Não sei mais quanto tempo durarão essas flores que se abriram no outono. Quando virá a primeira onda de frio que as exterminará? Espero que demore. Espero que, trazendo-as para dentro, consiga dar-lhes mais alguns dias, quiçá semanas, de sobrevida. E, que tristeza! Não tenho mais minha Furreca, para registrar esses instantes de alegria humilde.

8 Comments:

Blogger Vica said...

Que linda foto!!! Obrigada pela visita!

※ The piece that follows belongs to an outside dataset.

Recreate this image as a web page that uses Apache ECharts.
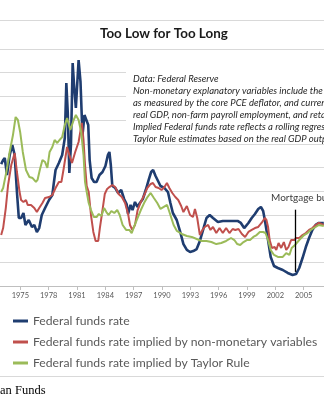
<!DOCTYPE html>
<html><head><meta charset="utf-8">
<script src="https://cdn.jsdelivr.net/npm/echarts@6/dist/echarts.min.js"></script>
<style>html,body{margin:0;padding:0;background:#fff;overflow:hidden;width:324px;height:400px;position:relative}#c{position:absolute;left:-11px;top:0;width:346px;height:400px}</style>
</head><body><div id="c"></div>
<script>
const BASE_YEAR = 1972;
const xTickLabels = ['1975','1978','1981','1984','1987','1990','1993','1996','1999','2002','2005'];
const seriesNames = ['Federal funds rate','Federal funds rate implied by non-monetary variables','Federal funds rate implied by Taylor Rule'];

// [year, rate %]
const fedFunds = [[1972.97,10.29],[1973.18,10.63],[1973.35,10.80],[1973.59,9.37],[1973.87,11.05],[1974.15,11.90],[1974.40,11.05],[1974.64,7.93],[1974.84,5.74],[1975.08,5.74],[1975.33,6.16],[1975.54,5.15],[1975.89,5.57],[1976.23,4.98],[1976.48,5.15],[1976.75,4.56],[1977.00,4.89],[1977.27,5.99],[1977.62,6.58],[1978.04,7.26],[1978.39,7.68],[1978.56,8.78],[1978.73,9.79],[1979.08,10.38],[1979.43,11.05],[1979.71,12.49],[1979.87,17.13],[1980.02,14.68],[1980.19,9.54],[1980.36,11.90],[1980.54,18.82],[1980.71,16.71],[1980.88,15.02],[1981.17,19.07],[1981.37,17.22],[1981.58,12.74],[1981.79,14.43],[1981.98,14.51],[1982.19,13.59],[1982.34,10.63],[1982.55,9.11],[1982.81,8.78],[1983.07,8.78],[1983.38,9.37],[1983.70,9.62],[1984.01,10.13],[1984.27,11.05],[1984.43,11.31],[1984.58,10.21],[1984.74,8.44],[1985.05,8.27],[1985.36,7.85],[1985.68,8.10],[1985.99,7.34],[1986.25,6.92],[1986.41,6.08],[1986.67,6.84],[1986.88,6.41],[1987.14,7.09],[1987.40,6.67],[1987.66,7.00],[1987.97,7.34],[1988.28,8.10],[1988.59,8.95],[1988.85,9.62],[1989.06,9.79],[1989.32,9.28],[1989.58,8.86],[1989.84,8.44],[1990.26,8.27],[1990.63,7.93],[1990.89,7.00],[1991.15,6.16],[1991.56,5.57],[1991.93,4.56],[1992.27,3.54],[1992.63,3.04],[1992.97,2.87],[1993.31,2.95],[1993.67,3.12],[1994.01,3.80],[1994.35,4.73],[1994.71,5.74],[1995.05,5.99],[1995.40,5.74],[1995.92,5.40],[1996.44,5.49],[1996.96,5.49],[1997.48,5.49],[1998.00,5.49],[1998.35,5.32],[1998.70,4.89],[1999.15,5.32],[1999.50,5.74],[1999.84,6.08],[2000.19,6.50],[2000.47,6.67],[2000.71,6.33],[2000.89,5.57],[2001.23,3.88],[2001.51,2.45],[2001.86,1.69],[2002.27,1.52],[2002.79,1.35],[2003.31,1.10],[2003.83,0.93],[2004.19,1.01],[2004.53,1.52],[2004.88,2.36],[2005.23,3.29],[2005.57,4.05],[2005.92,4.73],[2006.27,5.15],[2006.61,5.32],[2007.13,5.32]];

const nonMonetary = [[1972.97,4.30],[1973.18,4.89],[1973.46,6.58],[1973.70,8.52],[1974.04,10.21],[1974.40,11.22],[1974.64,9.62],[1974.92,7.93],[1975.08,7.26],[1975.33,7.09],[1975.60,7.26],[1975.78,6.84],[1976.13,6.84],[1976.48,6.58],[1976.75,6.24],[1977.00,6.58],[1977.34,7.00],[1977.62,7.43],[1978.04,7.51],[1978.39,7.68],[1978.73,8.27],[1979.08,8.78],[1979.35,8.78],[1979.60,9.96],[1979.95,11.73],[1980.19,11.05],[1980.47,10.38],[1980.81,11.31],[1981.17,12.15],[1981.51,13.76],[1981.69,12.32],[1981.85,10.21],[1982.03,8.44],[1982.24,7.93],[1982.48,5.99],[1982.73,4.56],[1982.97,3.80],[1983.25,3.80],[1983.42,4.89],[1983.67,6.24],[1983.94,7.76],[1984.19,8.19],[1984.43,8.35],[1984.74,8.52],[1985.05,8.35],[1985.40,7.76],[1985.75,7.51],[1986.09,7.00],[1986.41,6.08],[1986.61,5.15],[1986.85,4.73],[1987.14,5.15],[1987.42,6.41],[1987.71,7.00],[1988.07,7.59],[1988.44,8.27],[1988.80,8.61],[1989.04,8.69],[1989.32,8.35],[1989.64,8.27],[1989.95,8.10],[1990.26,8.35],[1990.52,8.69],[1990.78,8.27],[1991.09,7.85],[1991.41,7.51],[1991.72,7.26],[1992.03,6.75],[1992.27,6.24],[1992.63,6.75],[1992.97,5.99],[1993.28,5.82],[1993.49,6.50],[1993.73,5.74],[1994.01,4.30],[1994.29,4.73],[1994.53,4.98],[1994.88,5.15],[1995.13,4.73],[1995.40,4.98],[1995.75,4.47],[1996.09,4.89],[1996.44,4.47],[1996.79,4.89],[1997.14,4.47],[1997.48,4.81],[1997.76,4.73],[1998.10,4.81],[1998.46,4.39],[1998.80,4.14],[1999.15,4.56],[1999.50,4.73],[1999.84,4.89],[2000.19,4.98],[2000.54,5.32],[2000.89,5.74],[2001.06,5.57],[2001.23,4.98],[2001.40,3.88],[2001.64,3.21],[2001.93,3.29],[2002.10,3.04],[2002.34,3.63],[2002.62,3.21],[2002.90,3.71],[2003.15,3.04],[2003.39,3.29],[2003.67,3.88],[2004.01,3.88],[2004.19,4.05],[2004.53,4.05],[2004.88,4.30],[2005.23,4.47],[2005.57,4.73],[2005.92,4.89],[2006.27,5.15],[2006.61,5.32],[2007.13,5.15]];

const taylorRule = [[1972.97,7.93],[1973.18,8.27],[1973.52,9.62],[1973.87,11.31],[1974.22,12.74],[1974.50,14.26],[1974.74,14.01],[1974.98,13.00],[1975.26,11.31],[1975.60,9.79],[1975.96,9.20],[1976.30,9.11],[1976.65,8.78],[1976.82,8.95],[1977.06,9.79],[1977.34,10.63],[1977.62,10.46],[1977.86,9.96],[1978.10,11.31],[1978.39,11.73],[1978.63,12.32],[1978.91,12.07],[1979.15,12.32],[1979.43,12.57],[1979.71,13.59],[1979.95,14.18],[1980.29,13.16],[1980.65,14.01],[1980.88,14.43],[1981.17,14.01],[1981.44,13.00],[1981.69,11.05],[1981.85,8.78],[1982.03,7.93],[1982.24,7.00],[1982.48,6.41],[1982.79,5.82],[1983.07,5.82],[1983.31,6.08],[1983.59,5.91],[1983.87,6.58],[1984.11,6.24],[1984.35,5.99],[1984.64,6.33],[1984.95,6.16],[1985.26,6.41],[1985.52,5.99],[1985.83,5.15],[1986.20,4.73],[1986.54,4.73],[1986.79,4.47],[1987.03,4.98],[1987.42,5.74],[1987.76,6.41],[1988.10,7.00],[1988.46,7.51],[1988.80,7.85],[1989.14,7.43],[1989.50,7.00],[1989.84,6.50],[1990.19,6.67],[1990.54,6.84],[1990.89,5.99],[1991.23,5.15],[1991.58,4.64],[1992.10,4.39],[1992.63,4.22],[1993.15,4.14],[1993.67,3.97],[1994.19,3.80],[1994.71,3.80],[1995.23,3.71],[1995.75,3.54],[1996.27,3.63],[1996.79,3.80],[1997.31,4.05],[1997.66,3.88],[1997.97,3.54],[1998.28,3.46],[1998.63,3.71],[1998.98,3.88],[1999.32,3.88],[1999.67,4.14],[2000.02,4.30],[2000.36,4.56],[2000.71,4.56],[2000.96,4.47],[2001.23,3.88],[2001.51,3.04],[2001.86,2.62],[2002.27,2.45],[2002.79,2.45],[2003.15,2.78],[2003.49,2.62],[2003.73,3.21],[2004.08,3.46],[2004.53,3.88],[2005.05,4.30],[2005.40,4.47],[2005.75,4.73],[2006.27,4.98],[2006.61,5.15],[2007.13,5.06]];

const mortgageArrow = [[2004.08, 6.44], [2004.08, 1.19]];
const annotationText = 'Mortgage bubble';
const noteLines = [
  'Data: Federal Reserve',
  'Non-monetary explanatory variables include the rate of inflation,',
  'as measured by the core PCE deflator, and current and lagged growth in',
  'real GDP, non-farm payroll employment, and retail sales.',
  'Implied Federal funds rate reflects a rolling regression of the',
  'Taylor Rule estimates based on the real GDP output gap and inflation.'
];

const OFF = 11; // container is shifted 11px left of the page
const shift = d => [d[0] - BASE_YEAR, d[1]];
const chart = echarts.init(document.getElementById('c'), null, {renderer: 'canvas'});
const FONT = 'Lato';

const noteGraphics = noteLines.map((t, i) => ({
  type: 'text', z: 5,
  style: {text: t, x: 133 + OFF, y: 79 + i * 11.9, fill: '#262626', font: 'italic 9.5px Lato', verticalAlign: 'middle'}
}));

chart.setOption({
  animation: false,
  backgroundColor: '#fff',
  title: {
    text: 'Too Low for Too Long', left: 100 + OFF, top: 27, padding: 0,
    textStyle: {fontFamily: FONT, fontWeight: 'bold', fontSize: 13.4, color: '#1a1a1a'}
  },
  grid: {left: 0, right: 0.4, top: 49, bottom: 114, containLabel: false},
  xAxis: {
    type: 'value', min: 0, max: 36, interval: 3,
    axisLine: {lineStyle: {color: '#bfbfbf', width: 1}},
    axisTick: {show: true, length: 4, lineStyle: {color: '#bfbfbf'}},
    axisLabel: {
      margin: 6, fontFamily: FONT, fontSize: 7.5, color: '#595959',
      formatter: v => { const y = String(Math.round(v + BASE_YEAR)); return xTickLabels.includes(y) ? y : ''; }
    },
    splitLine: {show: false}
  },
  yAxis: {
    type: 'value', min: 0, max: 20, interval: 2,
    axisLabel: {show: false}, axisLine: {show: false}, axisTick: {show: false},
    splitLine: {lineStyle: {color: '#d9d9d9', width: 1}}
  },
  legend: {
    orient: 'vertical', left: 13 + OFF, top: 314, padding: 0, itemWidth: 15, itemHeight: 3, itemGap: 7,
    icon: 'rect', data: seriesNames,
    textStyle: {fontFamily: FONT, fontSize: 12.2, color: '#595959', lineHeight: 14}
  },
  series: [
    {name: seriesNames[0], type: 'line', symbol: 'none', data: fedFunds.map(shift),
     color: '#1f3d70', lineStyle: {width: 2.6, color: '#1f3d70'},
     markLine: {silent: true, symbol: ['none', 'arrow'], symbolSize: [0, 8],
       label: {show: false}, lineStyle: {color: '#000', width: 1.3, type: 'solid'},
       data: [[{coord: shift(mortgageArrow[0])}, {coord: shift(mortgageArrow[1])}]]}},
    {name: seriesNames[1], type: 'line', symbol: 'none', data: nonMonetary.map(shift),
     color: '#c0504d', lineStyle: {width: 2, color: '#c0504d'}},
    {name: seriesNames[2], type: 'line', symbol: 'none', data: taylorRule.map(shift),
     color: '#9bbb59', lineStyle: {width: 2, color: '#9bbb59'}}
  ],
  graphic: [
    {type: 'line', z: 5, shape: {x1: 0, y1: 20.5, x2: 346, y2: 20.5}, style: {stroke: '#d9d9d9', lineWidth: 1}},
    {type: 'line', z: 5, shape: {x1: 0, y1: 376.5, x2: 346, y2: 376.5}, style: {stroke: '#d9d9d9', lineWidth: 1}},
    {type: 'rect', z: 1, shape: {x: 126 + OFF, y: 67, width: 210, height: 76}, style: {fill: '#fff'}},
    ...noteGraphics,
    {type: 'text', z: 5, style: {text: annotationText, x: 271 + OFF, y: 198, fill: '#404040', font: '10px Lato', verticalAlign: 'middle'}},
    {type: 'text', z: 5, style: {text: 'an Funds', x: OFF, y: 391, fill: '#000', font: '12.5px "Liberation Serif"', verticalAlign: 'middle'}}
  ]
});
</script></body></html>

Pois é, as roupas andam muito caras e é por isso que vou partir para coisas alternativas e personalizadas.

18:07  
Blogger Silvia Regina Angerami Rodrigues said...

Hj eu me lembrei de um amigo chamado Nei que dava a oportunidade a toda semente de germinar (ele as jogava na terra). Simples, mas sincero.

19:15  
Blogger tina oiticica harris said...

cara, jamais imaginaria que teu blog é formatado assim.

23:47  
Anonymous Anônimo said...

Para o inverno, narcisos. Têm o cheiro forte.
Fala sério, você mudou o layout, passou para MT, o texto vem aqui em baixo, eu achei que era probema e não era?

Que falta de comunicação! O meufeed vem assim também?

bom, bem, fico contente de ter alguém na cachaça da jardinagem também.

12:37  
Blogger Menina Marota said...

Em qualquer estação há flores... que precisam ser mimadas e regadas, nem muito, nem pouco.
A dose certa, é como tudo na Vida...

Tenho sempre a minha casa cheia de flores, adoro os seus cheiros e coloridos.

Gostei das tuas flores...

Um abraço carinhoso e bom fim de semana ;))

(os linkes de referência, dão erro, não abrem as páginas)

13:04  
Blogger digo said...

É uma alegria humilde, meu caro, mas inestimável. Que belo texto!

16:58  
Blogger Ilis said...

Boa sorte com as rosas. Eu, que, em vez do dedo verde, tenho o dedo podre, também já matei (involuntariamente) tantas plantas que poderia ser uma das acusadas do aquecimento global.
Agora comprei umas mudas de orquídeas... Por enquanto, tudo sob controle.
:)

07:50  
Blogger ninguém said...

nunca abri mmão de plantas, mesmo quando deixei casas com quintal e vim para apartamentos.muitas vezes sofri a mesma decepção de vocês. Hoje, tenho um jasmineiro subindo pela grade e vários cactos florescendo junto às janelas.
Não desistam delas que elas não vao desistir de vocês.